* begin Data block *
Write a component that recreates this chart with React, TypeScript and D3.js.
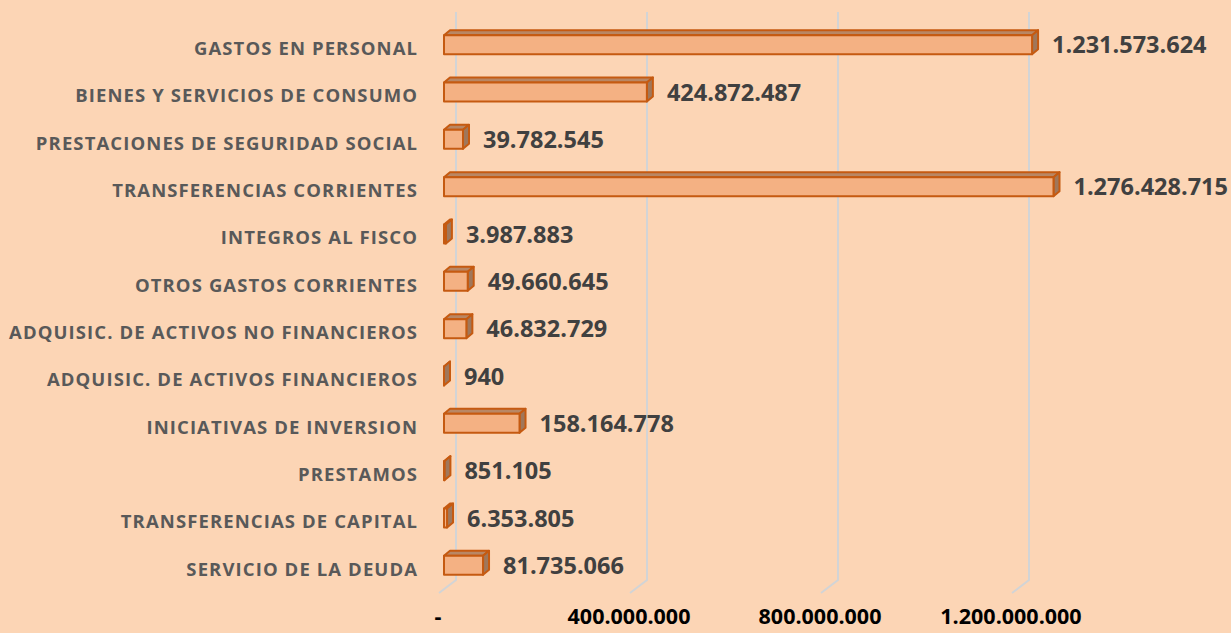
import React, { useRef, useEffect } from 'react';
import * as d3 from 'd3';

const categories = [
  'GASTOS EN PERSONAL',
  'BIENES Y SERVICIOS DE CONSUMO',
  'PRESTACIONES DE SEGURIDAD SOCIAL',
  'TRANSFERENCIAS CORRIENTES',
  'INTEGROS AL FISCO',
  'OTROS GASTOS CORRIENTES',
  'ADQUISIC. DE ACTIVOS NO FINANCIEROS',
  'ADQUISIC. DE ACTIVOS FINANCIEROS',
  'INICIATIVAS DE INVERSION',
  'PRESTAMOS',
  'TRANSFERENCIAS DE CAPITAL',
  'SERVICIO DE LA DEUDA',
];

const values = [
  1231573624, 424872487, 39782545, 1276428715, 3987883, 49660645,
  46832729, 940, 158164778, 851105, 6353805, 81735066,
];

const ticks = [0, 400000000, 800000000, 1200000000];

const locale = d3.formatLocale({ decimal: ',', thousands: '.', grouping: [3], currency: ['$', ''] });
const fmt = locale.format(',');

const W = 1231;
const H = 633;
const FONT = '"Open Sans", Lato, sans-serif';

const App: React.FC = () => {
  const svgRef = useRef<SVGSVGElement | null>(null);

  useEffect(() => {
    if (!svgRef.current) return;
    const svg = d3.select(svgRef.current);
    svg.selectAll('*').remove();

    // x scale on the front plane of the bars
    const x = d3.scaleLinear().domain([0, 400000000]).range([444, 635]);
    const y = d3.scaleBand<string>().domain(categories).range([21, 589]);

    const barH = 19;
    const dx = 6; // bar depth
    const dy = -5;
    const wallDx = 12; // back wall offset from bar front
    const floorDx = -5; // floor front edge offset
    const wallTop = 12;
    const wallBottom = 580;
    const floorBottom = 593;
    const catSpacing = 1.1;

    svg.append('rect').attr('width', W).attr('height', H).attr('fill', '#FCD5B5');

    // gridlines on back wall + floor
    svg.append('g')
      .selectAll('path')
      .data(ticks)
      .enter()
      .append('path')
      .attr('d', d => {
        const bx = x(d) + wallDx;
        return `M${bx},${wallTop}L${bx},${wallBottom}L${x(d) + floorDx},${floorBottom}`;
      })
      .attr('fill', 'none')
      .attr('stroke', '#D2D4D6')
      .attr('stroke-width', 2);

    // axis labels
    svg.append('g')
      .selectAll('text')
      .data(ticks)
      .enter()
      .append('text')
      .attr('x', d => x(d) - 6)
      .attr('y', 624)
      .attr('text-anchor', 'middle')
      .attr('font-family', FONT)
      .attr('font-weight', 700)
      .attr('font-size', 21.5)
      .attr('fill', '#000')
      .text(d => (d === 0 ? '-' : fmt(d)));

    // category labels
    svg.append('g')
      .selectAll('text')
      .data(categories)
      .enter()
      .append('text')
      .attr('x', 417 + catSpacing)
      .attr('y', d => (y(d) as number) + y.bandwidth() / 2 + 4)
      .attr('dy', '0.35em')
      .attr('text-anchor', 'end')
      .attr('font-family', FONT)
      .attr('font-weight', 700)
      .attr('font-size', 18.5)
      .attr('letter-spacing', catSpacing)
      .attr('fill', '#595959')
      .text(d => d);

    const rows = categories.map((c, i) => ({ c, v: values[i] }));

    const bars = svg.append('g')
      .selectAll('g')
      .data(rows)
      .enter()
      .append('g')
      .attr('stroke', '#C55A11')
      .attr('stroke-width', 2)
      .attr('stroke-linejoin', 'round');

    const x0 = x(0);
    bars.each(function (d) {
      const g = d3.select(this);
      const cy = (y(d.c) as number) + y.bandwidth() / 2;
      const top = cy - barH / 2;
      const bot = cy + barH / 2;
      const x1 = x(d.v);
      // top face
      g.append('path')
        .attr('d', `M${x0},${top}L${x0 + dx},${top + dy}L${x1 + dx},${top + dy}L${x1},${top}Z`)
        .attr('fill', '#B98764');
      // side face
      g.append('path')
        .attr('d', `M${x1},${top}L${x1 + dx},${top + dy}L${x1 + dx},${bot + dy}L${x1},${bot}Z`)
        .attr('fill', '#A0775A');
      // front face
      g.append('rect')
        .attr('x', x0)
        .attr('y', top)
        .attr('width', Math.max(0, x1 - x0))
        .attr('height', barH)
        .attr('fill', '#F4B183');
    });

    // value labels
    svg.append('g')
      .selectAll('text')
      .data(rows)
      .enter()
      .append('text')
      .attr('x', d => x(d.v) + 20)
      .attr('y', d => (y(d.c) as number) + y.bandwidth() / 2 + 0.5)
      .attr('dy', '0.35em')
      .attr('font-family', FONT)
      .attr('font-weight', 700)
      .attr('font-size', 23.5)
      .attr('fill', '#404040')
      .text(d => fmt(d.v));
  }, []);

  return (
    <svg
      ref={svgRef}
      width={W}
      height={H}
      style={{ position: 'absolute', left: 0, top: 0, display: 'block' }}
    />
  );
};

export default App;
* end Data block *
Transcribe all the data word for word; the images stay out.

**Answer to the problem:**
Write a component that recreates this chart with React, TypeScript and D3.js.
import React, { useRef, useEffect } from 'react';
import * as d3 from 'd3';

const categories = [
  'GASTOS EN PERSONAL',
  'BIENES Y SERVICIOS DE CONSUMO',
  'PRESTACIONES DE SEGURIDAD SOCIAL',
  'TRANSFERENCIAS CORRIENTES',
  'INTEGROS AL FISCO',
  'OTROS GASTOS CORRIENTES',
  'ADQUISIC. DE ACTIVOS NO FINANCIEROS',
  'ADQUISIC. DE ACTIVOS FINANCIEROS',
  'INICIATIVAS DE INVERSION',
  'PRESTAMOS',
  'TRANSFERENCIAS DE CAPITAL',
  'SERVICIO DE LA DEUDA',
];

const values = [
  1231573624, 424872487, 39782545, 1276428715, 3987883, 49660645,
  46832729, 940, 158164778, 851105, 6353805, 81735066,
];

const ticks = [0, 400000000, 800000000, 1200000000];

const locale = d3.formatLocale({ decimal: ',', thousands: '.', grouping: [3], currency: ['$', ''] });
const fmt = locale.format(',');

const W = 1231;
const H = 633;
const FONT = '"Open Sans", Lato, sans-serif';

const App: React.FC = () => {
  const svgRef = useRef<SVGSVGElement | null>(null);

  useEffect(() => {
    if (!svgRef.current) return;
    const svg = d3.select(svgRef.current);
    svg.selectAll('*').remove();

    // x scale on the front plane of the bars
    const x = d3.scaleLinear().domain([0, 400000000]).range([444, 635]);
    const y = d3.scaleBand<string>().domain(categories).range([21, 589]);

    const barH = 19;
    const dx = 6; // bar depth
    const dy = -5;
    const wallDx = 12; // back wall offset from bar front
    const floorDx = -5; // floor front edge offset
    const wallTop = 12;
    const wallBottom = 580;
    const floorBottom = 593;
    const catSpacing = 1.1;

    svg.append('rect').attr('width', W).attr('height', H).attr('fill', '#FCD5B5');

    // gridlines on back wall + floor
    svg.append('g')
      .selectAll('path')
      .data(ticks)
      .enter()
      .append('path')
      .attr('d', d => {
        const bx = x(d) + wallDx;
        return `M${bx},${wallTop}L${bx},${wallBottom}L${x(d) + floorDx},${floorBottom}`;
      })
      .attr('fill', 'none')
      .attr('stroke', '#D2D4D6')
      .attr('stroke-width', 2);

    // axis labels
    svg.append('g')
      .selectAll('text')
      .data(ticks)
      .enter()
      .append('text')
      .attr('x', d => x(d) - 6)
      .attr('y', 624)
      .attr('text-anchor', 'middle')
      .attr('font-family', FONT)
      .attr('font-weight', 700)
      .attr('font-size', 21.5)
      .attr('fill', '#000')
      .text(d => (d === 0 ? '-' : fmt(d)));

    // category labels
    svg.append('g')
      .selectAll('text')
      .data(categories)
      .enter()
      .append('text')
      .attr('x', 417 + catSpacing)
      .attr('y', d => (y(d) as number) + y.bandwidth() / 2 + 4)
      .attr('dy', '0.35em')
      .attr('text-anchor', 'end')
      .attr('font-family', FONT)
      .attr('font-weight', 700)
      .attr('font-size', 18.5)
      .attr('letter-spacing', catSpacing)
      .attr('fill', '#595959')
      .text(d => d);

    const rows = categories.map((c, i) => ({ c, v: values[i] }));

    const bars = svg.append('g')
      .selectAll('g')
      .data(rows)
      .enter()
      .append('g')
      .attr('stroke', '#C55A11')
      .attr('stroke-width', 2)
      .attr('stroke-linejoin', 'round');

    const x0 = x(0);
    bars.each(function (d) {
      const g = d3.select(this);
      const cy = (y(d.c) as number) + y.bandwidth() / 2;
      const top = cy - barH / 2;
      const bot = cy + barH / 2;
      const x1 = x(d.v);
      // top face
      g.append('path')
        .attr('d', `M${x0},${top}L${x0 + dx},${top + dy}L${x1 + dx},${top + dy}L${x1},${top}Z`)
        .attr('fill', '#B98764');
      // side face
      g.append('path')
        .attr('d', `M${x1},${top}L${x1 + dx},${top + dy}L${x1 + dx},${bot + dy}L${x1},${bot}Z`)
        .attr('fill', '#A0775A');
      // front face
      g.append('rect')
        .attr('x', x0)
        .attr('y', top)
        .attr('width', Math.max(0, x1 - x0))
        .attr('height', barH)
        .attr('fill', '#F4B183');
    });

    // value labels
    svg.append('g')
      .selectAll('text')
      .data(rows)
      .enter()
      .append('text')
      .attr('x', d => x(d.v) + 20)
      .attr('y', d => (y(d.c) as number) + y.bandwidth() / 2 + 0.5)
      .attr('dy', '0.35em')
      .attr('font-family', FONT)
      .attr('font-weight', 700)
      .attr('font-size', 23.5)
      .attr('fill', '#404040')
      .text(d => fmt(d.v));
  }, []);

  return (
    <svg
      ref={svgRef}
      width={W}
      height={H}
      style={{ position: 'absolute', left: 0, top: 0, display: 'block' }}
    />
  );
};

export default App;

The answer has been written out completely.